7 Other Great Uses For Beer
Beer is obviously made for drinking — but it’s also good for things like cooking, cleaning, and murdering unwanted varmints.
By Ryan Kameen
Recently in Florida (of course), a knife-wielding robber wearing a shirt that was way too small for his body wandered into a convenience store. The store’s owner sprung into action by reaching for a
bat sword bazooka four-pack of Natural Ice beer and chucking the cans at the bad guy until he ran off. (That is without question the best use of Natty Ice we’ve ever heard of.) The incident reminded us of the the many ways beer can be used other than to forget your many problems for a short period of time.
Clean Gold Jewelry
Before resorting to one of those As-Seen-On-TV products that work exceptionally well on TV but nowhere else, place your jewels and gold doubloons into a dish filled with light beer. Then let the items soak for a bit while the beer’s acidity does its thing. Remove your things and polish with a clean rag.
Trap Slugs, Snails, Fruit Flies, and Cockroaches
Slugs are drawn to beer’s aroma. (They’re also incurable alkies that can’t turn down free brew.) Leave bottle caps full of beer around your garden overnight. In the morning the poor bastards will resemble that dude’s melted face from Raiders of the Lost Ark. Fruit flies are attracted to glycerol, which is created by yeast during the fermentation process, so put beer into a jar and cover the top of the jar with a sheet of paper that has holes poked in it. Then sit back and watch as the flies are lured to their untimely deaths. For cockroaches, line the inside lip of a jar with petroleum jelly and put a piece of beer-soaked bred into the jar. The roaches will go in … but they won’t come out.
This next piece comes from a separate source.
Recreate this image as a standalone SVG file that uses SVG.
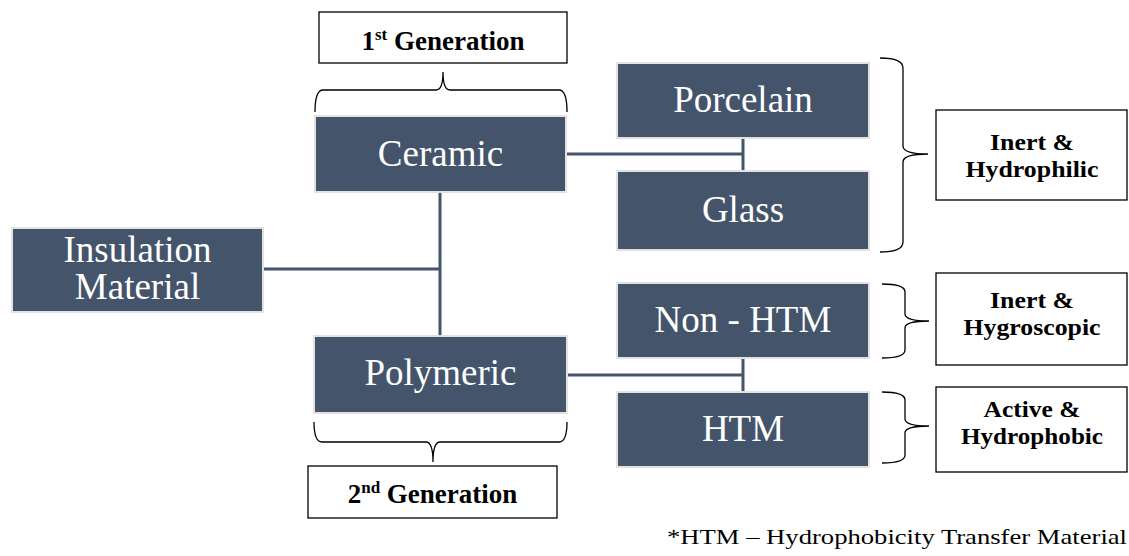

The acidity in beer makes it a competent meat tenderizer. Jab a few holes in the meat, place it into a container or plastic bag, pour in the beer, and leave it overnight. (But don’t drink the marinade, Uncle Ned.)
Loosen Rusty Bolts And Screws
Carbonation might help break down rust that’s accumulated. So instead of trying to Popeye a stuck screw into moving, simply douse it with a few ounces of brewski, wait a minute, and then give it a twist. No spinach required.
Have a brown patch on your putting green? (That’s not a euphemism.) The acids in beer can ward off fungi and pests that kill grass. Also, if your house plants look sickly, the yeast and sugar in beer might help cultivate the soil; just make sure the beer’s flat.
Clean Wood Furniture
Dip a cloth into some flat ale and then rub down your wood furniture. Dry with a clean cloth afterward. It should help restore color and give it a polished look.
Cleanse Your Skin
You won’t get drunk by osmosis, but the yeasts and other ingredients can help cleanse and exfoliate your skin. But when you’re done, hop in the shower — reeking of beer is seldom a good idea.